Your output is the lines from the first one to the one containing "plt.rcParams['font.family'] = ['Liberation", repeated exactly, with images left out.

*DATA LINES:*
▼

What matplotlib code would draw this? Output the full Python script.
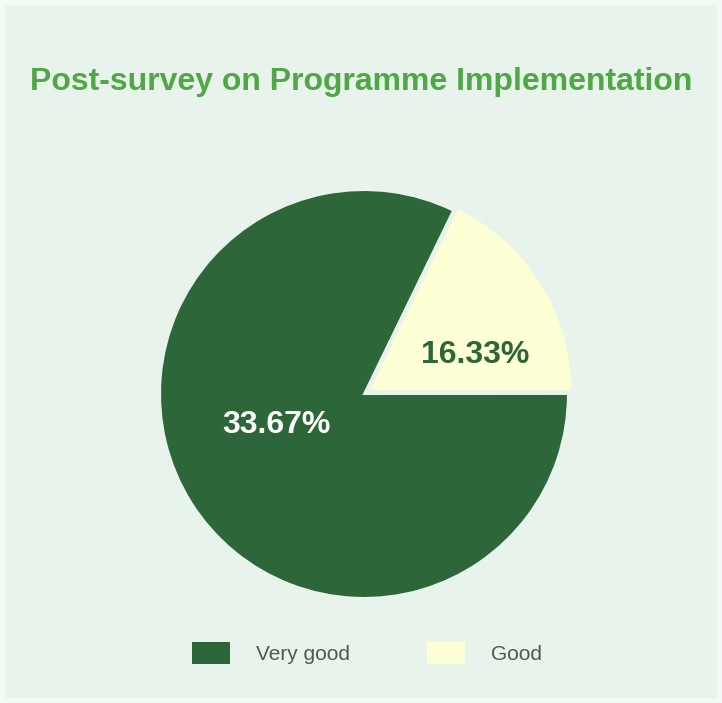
import matplotlib.pyplot as plt
from matplotlib.patches import Rectangle

plt.rcParams['font.family'] = ['Liberation Sans', 'DejaVu Sans']

# survey answers, slice sizes and the percentage text shown on each slice
categories = ['Very good', 'Good']
slice_share = [82.2, 17.8]
pct_labels = ['33.67%', '16.33%']

colors = ['#2d6638', '#fdffd5']
label_colors = ['white', '#2d6638']
panel_bg = '#e8f3eb'

fig = plt.figure(figsize=(7.22, 7.03), dpi=100)
fig.patch.set_facecolor('#f3f9f5')

# light green card behind the chart
fig.patches.append(Rectangle((5 / 722, 5 / 703), 712 / 722, 693 / 703,
                             transform=fig.transFigure, facecolor=panel_bg,
                             edgecolor='none', zorder=-10))

fig.text(0.5, 0.884, 'Post-survey on Programme Implementation',
         ha='center', va='center', fontsize=23, fontweight='bold',
         color='#4fa845')

ax = fig.add_axes([160 / 722, 1 - 598 / 703, 408 / 722, 408 / 703])
wedges, _ = ax.pie(slice_share, colors=colors, startangle=64.1,
                   counterclock=True, explode=[0, 0.025],
                   wedgeprops=dict(edgecolor=panel_bg, linewidth=1.5))
ax.set_xlim(-1, 1)
ax.set_ylim(-1, 1)
ax.set_aspect('equal')
ax.axis('off')

# percentage text inside each slice
label_pos = [(-0.43, -0.15), (0.545, 0.19)]
for (x, y), txt, c in zip(label_pos, pct_labels, label_colors):
    ax.text(x, y, txt, ha='center', va='center', fontsize=23,
            fontweight='bold', color=c)

leg = fig.legend(wedges, categories, loc='center', ncol=2,
                 bbox_to_anchor=(0.508, 0.071), frameon=False,
                 fontsize=15, handlelength=1.83, handleheight=1.25,
                 handletextpad=1.25, columnspacing=3.7)
for t in leg.get_texts():
    t.set_color('#555555')
for h in leg.legend_handles:
    h.set_edgecolor('none')

plt.savefig('out.png', dpi=100, facecolor=fig.get_facecolor())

▲

*FINAL RESULT:*
What matplotlib code would draw this? Output the full Python script.
import matplotlib.pyplot as plt
from matplotlib.patches import Rectangle

plt.rcParams['font.family'] = ['Liberation Sans', 'DejaVu Sans']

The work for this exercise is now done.